Chi insegna nelle scuole, in Italia, è pagato troppo poco. E’ vero ed il ministro dell’Istruzione ha fatto bene a sottolinearlo, parlando alla commissione cultura della Camera. In media, gli insegnati italiani sono fra i meno pagati d’Europa. All’ingresso stanno meglio solo rispetto ai colleghi portoghesi e greci, ma negli anni perdono anche questo “vantaggio”. Una situazione incresciosa, non c’è dubbio. Però, attenti a quel “in media”, e non per le note ragioni narrate da Trilussa.

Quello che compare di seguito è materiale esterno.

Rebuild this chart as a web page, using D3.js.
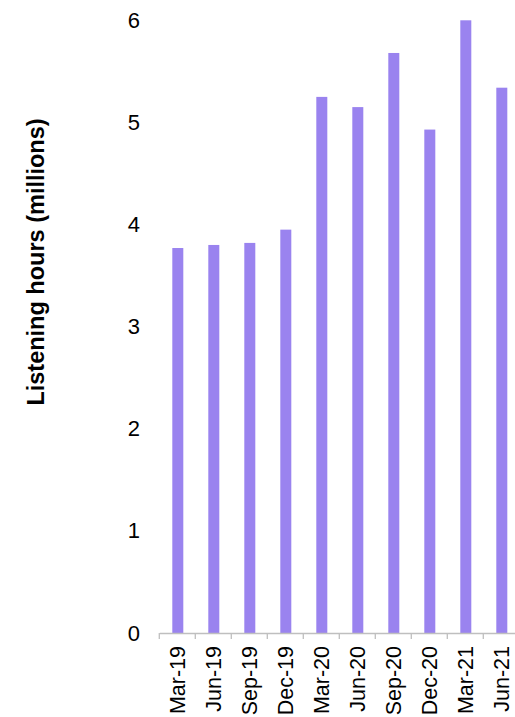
<!DOCTYPE html>
<html>
<head>
<meta charset="utf-8">
<script src="https://cdn.jsdelivr.net/npm/d3@7"></script>
<style>
  html, body { margin: 0; padding: 0; background: #fff; }
  svg { display: block; }
  text { font-family: "Liberation Sans", Arial, sans-serif; fill: #000; }
</style>
</head>
<body>
<svg id="chart" width="515" height="717"></svg>
<script>
const categories = ["Mar-19","Jun-19","Sep-19","Dec-19","Mar-20","Jun-20","Sep-20","Dec-20","Mar-21","Jun-21"];
const values = [3.77, 3.80, 3.82, 3.95, 5.25, 5.15, 5.68, 4.93, 6.0, 5.34];
const yTicks = [0, 1, 2, 3, 4, 5, 6];
const yTitle = "Listening hours (millions)";

const svg = d3.select("#chart");
const x = d3.scaleBand().domain(categories).range([159.3, 519.3]).paddingInner(0).paddingOuter(0);
const y = d3.scaleLinear().domain([0, 6]).range([633, 20.3]);
const barW = 11;

// bars
svg.append("g").selectAll("rect").data(values).join("rect")
  .attr("x", (d, i) => x(categories[i]) + x.bandwidth() / 2 - barW / 2 + 0.5)
  .attr("y", d => y(d))
  .attr("width", barW)
  .attr("height", d => y(0) - y(d))
  .attr("fill", "#9a83ef");

// x axis
const xAxis = svg.append("g").attr("transform", `translate(0,${y(0)})`)
  .call(d3.axisBottom(x).tickSize(0).tickFormat(""));
xAxis.select(".domain").attr("stroke", "#bfbfbf").attr("stroke-width", 1.3);
// boundary ticks
const bounds = categories.map(c => x(c)).concat([x.range()[1]]);
xAxis.selectAll("line.bt").data(bounds).join("line").attr("class", "bt")
  .attr("x1", d => d).attr("x2", d => d).attr("y1", 0).attr("y2", 6)
  .attr("stroke", "#bfbfbf").attr("stroke-width", 1.3);

// x labels
svg.append("g").selectAll("text").data(categories).join("text")
  .attr("transform", d => `translate(${x(d) + x.bandwidth() / 2},646) rotate(-90)`)
  .attr("text-anchor", "end")
  .attr("dy", "0.35em")
  .style("font-size", "21.5px")
  .text(d => d);

// y axis labels
const yAxis = svg.append("g").attr("transform", "translate(140,0)")
  .call(d3.axisLeft(y).tickValues(yTicks).tickSize(0).tickPadding(0).tickFormat(d3.format("d")));
yAxis.select(".domain").remove();
yAxis.selectAll("text").style("font-size", "22px").style("font-family", "Liberation Sans, Arial, sans-serif").attr("fill", "#000");

// y title
svg.append("text")
  .attr("transform", "translate(36,262) rotate(-90)")
  .attr("text-anchor", "middle")
  .attr("dy", "0.35em")
  .style("font-size", "23.5px")
  .style("font-weight", "bold")
  .text(yTitle);
</script>
</body>
</html>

Se anziché considerare la paga mensile si considera quella per ora lavorata, già la distanza s’accorcia enormemente. Quindi, ecco un primo dato: i docenti italiani lavorano meno ore dei loro colleghi europei. Se, poi, si considera la spesa per l’istruzione in rapporto al numero degli studenti, ecco che quella italiana non è affatto sotto la media europea, il che renderebbe impossibile la conclusione annunciata in apertura, che, invece, torna ad essere vera solo perché abbiamo il 58% di maestri ed il 33% di docenti medi in più, a parità di alunni, del resto d’Europa. Ed ecco il secondo dato: i docenti italiani sono troppi. Riassumendo: sono più degli altri e lavorano meno, ecco perché guadagnano meno. E’ chiaro che in una situazione come questa non solo non serve aumentare la spesa, ma facendolo si aggraverebbe il problema.
Andiamo ai risultati: gli studenti italiani si collocano in fondo alle classifiche Ocse circa l’applicazione dei questionari Pisa, ovvero relativamente alla valutazione di quel che hanno effettivamente imparato. Pertanto: i docenti italiani sono troppi, lavorano meno ore della media ed insegnano male. Premiare una tale situazione sarebbe un grave errore.
Il ministro ha ragione, ma solo a patto che sappia mettere mano prima alla meritocrazia e poi alla sua retribuzione. Prima si deve essere capaci di selezionare con più accortezza la classe dei docenti, poi si potranno valutare gli incentivi per chi svolge meglio il lavoro. Se si prende in considerazione il solo, e rozzo, parametro dell’assenteismo (che nella pubblica amministrazione, scuola compresa, è drammatico) si rischia di premiare i somari assidui, che non è un bel modo di far funzionare la scuola.
Pensare di mettere in piedi un sistema nazionale di valutazione individuale è acrobatico. Meglio puntare sull’autonomia scolastica, prendendo in esame non i giudizi di gradimento su ciascun docente (rischiando, ancora una volta, di penalizzare i severi), ma i risultati di vita, compresa la successiva carriera scolastica, di quanti hanno frequentato quella scuola. Il capo dell’istituto sia libero di scegliere gli insegnati, ed i finanziamenti siano in proporzione ai risultati conseguiti, anche considerando i dislivelli sociali e culturali. Ciascuno, insomma, sia responsabile della propria scuola e gli incapaci siano progressivamente affamati.
Fuori da questa via, vedo solo sistemi per far crescere la spesa pubblica improduttiva.